Gosh, maybe you guys aren't as out of it as I had assumed. :-)
If you were used to looking at maps of Colorado, that one would make you laugh. The western slope is stretched to ridiculous proportions (Palisade, shown on that map to be halfway between here and Glenwood Springs, is about 10-15 miles away, whereas Glenwood Springs is at least a hundred). I guess that just shows how many wineries there are here.
Or, as they so aptly put it on the right-hand side of the map: "Map is not to scale."
(and on the bottom of the page: "Palisade is 237 miles west of Denver on I-70; 249 miles east of Salt Lake City, just 10 miles east of Grand Junction, Colorado.")
It's like those N.Y. maps of the U.S. Most of the map is Manhattan, then the Hudson River way over on the left, with the New Jersey shore, then a bit of desert before you reach the Pacific. LOL. Not much room for Grand Junction.
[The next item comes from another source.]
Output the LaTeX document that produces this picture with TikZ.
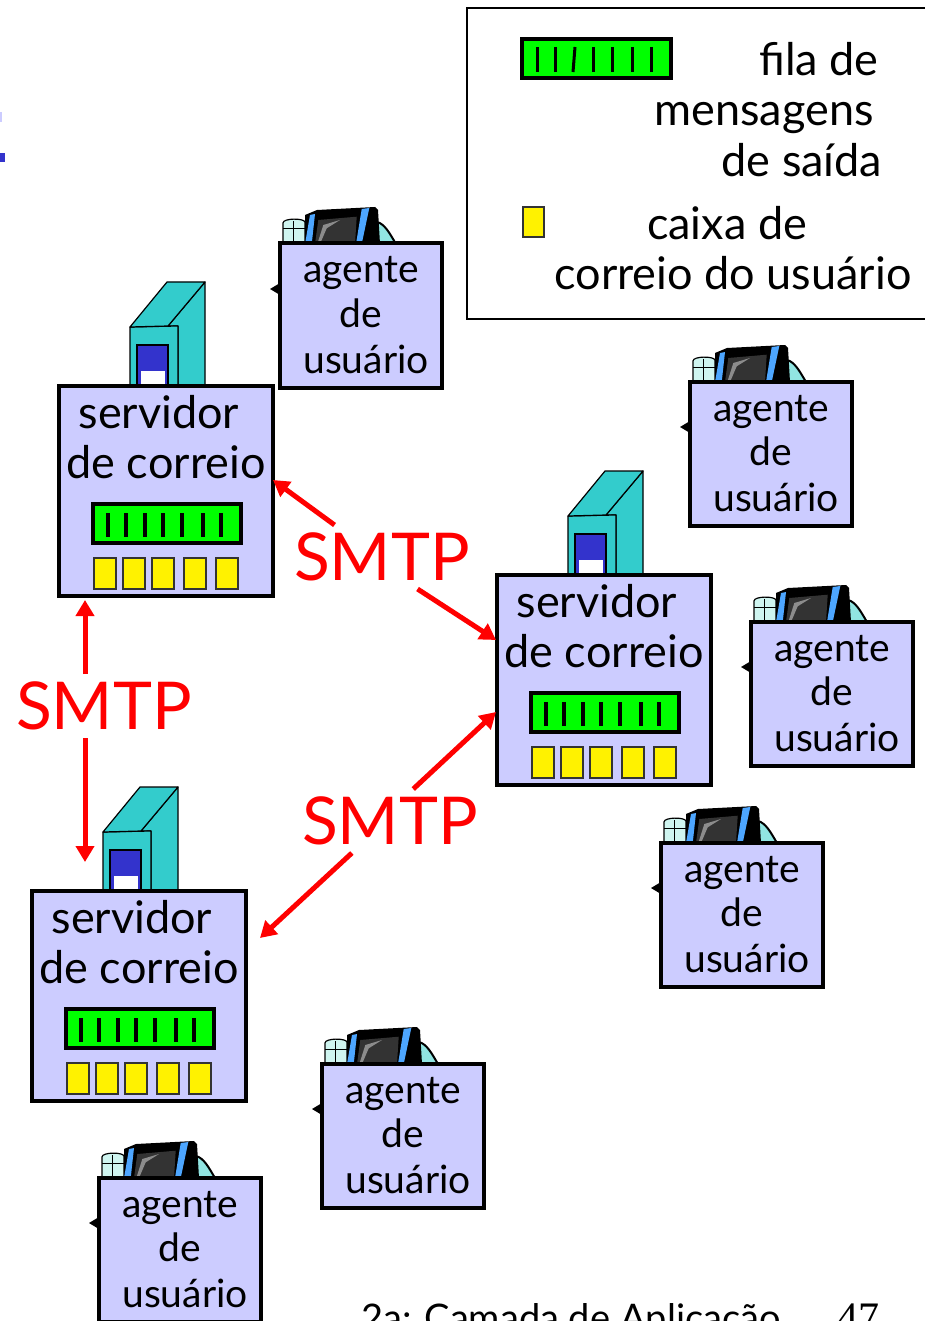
\documentclass[tikz,border=0pt]{standalone}
\usepackage{fontspec}
\setmainfont{Lato}
\newfontfamily\numfont{Liberation Serif}
\usetikzlibrary{arrows.meta}
\definecolor{lilac}{HTML}{CCCCFF}
\definecolor{towerteal}{HTML}{33CCCC}
\definecolor{towerblue}{HTML}{3333CC}
\definecolor{paleteal}{HTML}{CFF5F0}
\definecolor{stripe}{HTML}{4DA6FF}
\tikzset{
  panel/.style={draw=black,fill=lilac,line width=4pt,inner sep=0pt,outer sep=0pt,anchor=north west},
  qbox/.style={draw=black,fill=green,line width=4pt},
  qbar/.style={draw=black,line width=4pt},
  slot/.style={draw=black!80,fill=yellow,line width=1.6pt},
  thin edge/.style={draw=black,line width=1.2pt,line join=round},
  lab/.style={font=\fontsize{39}{44}\selectfont,anchor=base,inner sep=0pt,text=black},
  widelab/.style={font=\fontsize{45}{50}\selectfont,anchor=base,inner sep=0pt,text=black},
  biglab/.style={font=\fontsize{66}{70}\selectfont,text=red,inner sep=0pt,outer sep=0pt,minimum height=64pt},
  conn/.style={draw=red,line width=5pt,-{Triangle[length=16pt,width=18pt]}},
}
\newcommand{\queuebars}[2]{% x y of box corner
  \draw[qbox] (#1+2,#2+2) rectangle (#1+150,#2+41);
  \foreach \b in {17,35,54,72,91,112,130}
    \draw[qbar] (#1+\b,#2+11) -- (#1+\b,#2+35);
}
\newcommand{\agent}[2]{%
  \begin{scope}[shift={(#2)}]
    \fill[black] (-8,47) -- (2,41) -- (2,53) -- cycle;
    \draw[thin edge,fill=paleteal] (5,2) -- (5,-19) .. controls (5,-24) and (26,-24) .. (27,-20) -- (27,2) -- cycle;
    \draw[black,line width=1pt] (5,-13) -- (27,-13) (15,-21) -- (15,2);
    \draw[draw=black,line width=2pt,fill=paleteal!60!towerteal] (99,-20) .. controls (107,-18) and (112,-8) .. (118,2) -- (99,2) -- cycle;
    \fill[black] (27,2) -- (27,-27) -- (39,-32) -- (97,-35) -- (100,-32) -- (102,2) -- cycle;
    \fill[stripe] (32,-27) -- (37,-28) -- (33.7,2) -- (27,2) -- cycle;
    \fill[stripe] (83.7,-33) -- (91.3,-34) -- (83.7,2) -- (78,2) -- cycle;
    \fill[black!80] (40.3,-22) -- (78.7,-25.3) -- (77,2) -- (37,2) -- cycle;
    \fill[black!45] (45.3,-17) -- (62,-22) -- (48.7,-13.7) -- (42,2) -- (39.3,2) -- cycle;
    \node[panel,minimum width=162pt,minimum height=144pt] (#1) at (1.5,1.5) {};
    \node[lab] (#1a) at (83,41) {agente};
    \node[lab] (#1b) at (83,85) {de};
    \node[lab] (#1c) at (88,131) {usuário};
  \end{scope}
}
\newcommand{\server}[2]{%
  \begin{scope}[shift={(#2)}]
    \draw[thin edge,fill=towerteal] (110,-59) -- (147,-103) -- (147,2) -- (120,2) -- (120,-59) -- cycle;
    \draw[thin edge,fill=towerteal] (72,2) -- (72,-58) -- (120,-59) -- (120,2) -- cycle;
    \draw[thin edge,fill=towerteal] (72,-58) -- (109,-103) -- (147,-103) -- (110,-59) -- cycle;
    \draw[draw=black,fill=towerblue,line width=1.5pt] (79,-40) rectangle (110,2);
    \fill[white] (83,-14) rectangle (107,2);
    \node[panel,minimum width=214pt,minimum height=210pt] (#1) at (1,1) {};
    \node[widelab] (#1a) at (101,43) {servidor};
    \node[widelab] (#1b) at (108,93) {de correio};
    \queuebars{33}{117}
    \foreach \xa/\xb in {36/58,65/87,94/116,126/148,158/180}
      \draw[slot] (\xa,173) rectangle (\xb,204);
  \end{scope}
}
\begin{document}
\begin{tikzpicture}[x=1pt,y=-1pt]
\useasboundingbox (0,0) rectangle (924,1321);
\fill[white] (0,0) rectangle (924,1321);
% clipped remnants at the left edge
\fill[lilac] (0,112) rectangle (2,122);
\fill[towerblue] (0,153) rectangle (5,162);
% legend
\node[draw=black,line width=2pt,inner sep=0pt,outer sep=0pt,minimum width=460pt,minimum height=311pt,anchor=north west] (legend) at (467,8) {};
\begin{scope}
  \draw[qbox] (522,39) rectangle (671,78);
  \foreach \b/\c in {537/537,555/555,575/573,593/593,612/612,632/632,651/651}
    \draw[qbar,line width=3pt] (\b,47) -- (\c,72);
\end{scope}
\draw[slot] (523,207) rectangle (544,237);
\node[widelab] (l1) at (819,76) {fila de};
\node[widelab] (l2) at (764,126) {mensagens};
\node[widelab] (l3) at (802,177) {de saída};
\node[widelab] (l4) at (727,240) {caixa de};
\node[widelab] (l5) at (733,290) {correio do usuário};
% agents
\agent{ua1}{278,242}
\agent{ua2}{688,380}
\agent{ua3}{749,620}
\agent{ua4}{659,841}
\agent{ua5}{320,1062}
\agent{ua6}{97,1176}
% servers
\server{s1}{58,385}
\server{s3}{496,574}
\server{s2}{31,890}
% SMTP labels
\node[biglab] (p1) at (382,557) {SMTP};
\node[biglab] (p2) at (104,706) {SMTP};
\node[biglab] (p3) at (390,821) {SMTP};
% tips
\coordinate (t1) at (273,480);
\coordinate (t2) at (496,640);
\coordinate (t3) at (85,600);
\coordinate (t4) at (85,862);
\coordinate (t5) at (496,712);
\coordinate (t6) at (260,938);
\draw[conn] (p1.146) -- (t1);
\draw[conn] (p1.-42) -- (t2);
\draw[conn] (p2.north -| t3) -- (t3);
\draw[conn] (p2.south -| t4) -- (t4);
\draw[conn] (p3.54) -- (t5);
\draw[conn] (p3.220) -- (t6);
% footer
\node[font=\fontsize{38}{42}\selectfont,anchor=base,inner sep=0pt] (foot) at (571,1331) {2a: Camada de Aplicação};
\node[font=\fontsize{42}{44}\selectfont\numfont,anchor=base,inner sep=0pt] (page) at (858,1331) {47};
\end{tikzpicture}
\end{document}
A ha. I found a copy. It was a cover cartoon on the New Yorker.
Hi Donny, this is Toni here. I just read your blog with Denny and I have to say, you missed the most important part of the parade. Brian and I were riding on the "chicken truck" with members of a service club here in Sonoma. I was the one waving and clutching a red cup of Coors Light between my knees. As far as I'm concerned, that float was the only one that mattered.
Hiya Toni. Well, some experiences are so marvelous and fantastic that it would only cheapen them to try to describe them in words. Your entry in the parade, and your breathtaking display of Coorsmanship, fell into that category. Bravo!
I didn't mention dinner at Maya for more or less the same reason.